Tourism

Chernobyl sees tourism boom thanks to TV series on nuclear disaster

Chernobyl has seen a rise in tourism, thanks to the success of a TV mini-series examining the 1986 nuclear disaster, according to reports.

Reuters reported that the success of HBO’s series Chernobyl has seen a rise in the Ukraine region’s tourism industry since the show aired in May, with leaders of tours to Chernobyl saying that bookings have increased up to 40 per cent.

Amusement park in Pripyat, at the exclusion Zone of Chernobyl.
An abandoned amusement park in Pripyat, at the exclusion Zone of Chernobyl.

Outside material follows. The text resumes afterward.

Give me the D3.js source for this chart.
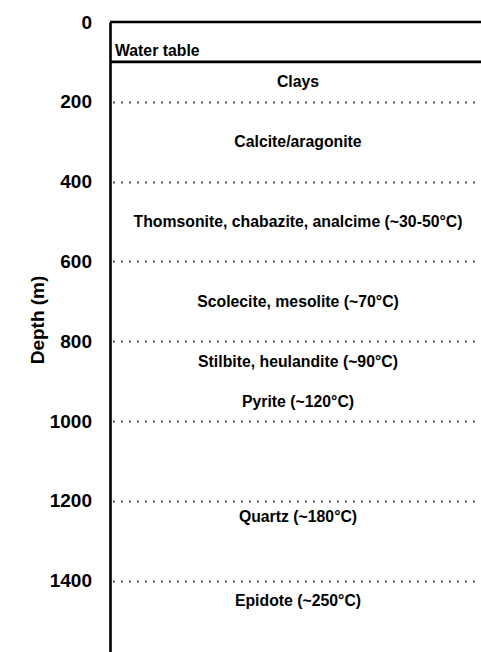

Sergiy Ivanchuk, director of SoloEast tours, told Reuters the company saw a 30 per cent increase in tourists going to the area in May 2019 compared with the same month last year. Bookings for June, July and August have risen by approximately 40 per cent since HBO aired the show, he said.

Yaroslav Yemelianenko, director of Chernobyl Tour – which offers tours of locations depicted in the show – said he expected a similar increase of 30 to 40 per cent because of the show.

In Pripyat, once home to 50,000 people who mainly worked at the plant, an amusement park houses a rusting hulk of a merry-go-round and dodgem-car track, and a giant Ferris wheel that never went into operation.
In Pripyat, once home to 50,000 people who mainly worked at the plant, an amusement park houses a rusting hulk of a merry-go-round and dodgem-car track, and a giant Ferris wheel that never went into operation.

Tourists on day trips reportedly board buses in the centre of Kiev and are driven 120 kilometres to the area, where they can see monuments to the victims and abandoned villages and have lunch in the only restaurant in the town of Chernobyl.

They are then taken to see reactor number four, which since 2017 has been covered by a vast metal dome 344-feet high, enveloping the exploded core. The day finishes with a walk around Pripyat.

A view over Chernobyl, with a view of the white, dome-like New Safe Confinement (NSC) structure in the distance.
A view over Chernobyl, with a view of the white, dome-like New Safe Confinement (NSC) structure in the distance.

“Many people come here, they ask a lot of questions about the TV show, about all the events. People are getting more and more curious,” tour guide Viktoria Brozhko said, insisting the area is safe for visitors.

“During the entire visit to the Chernobyl exclusion zone, you [are exposed to] … the amount of radiation you’d get staying at home for 24 hours.”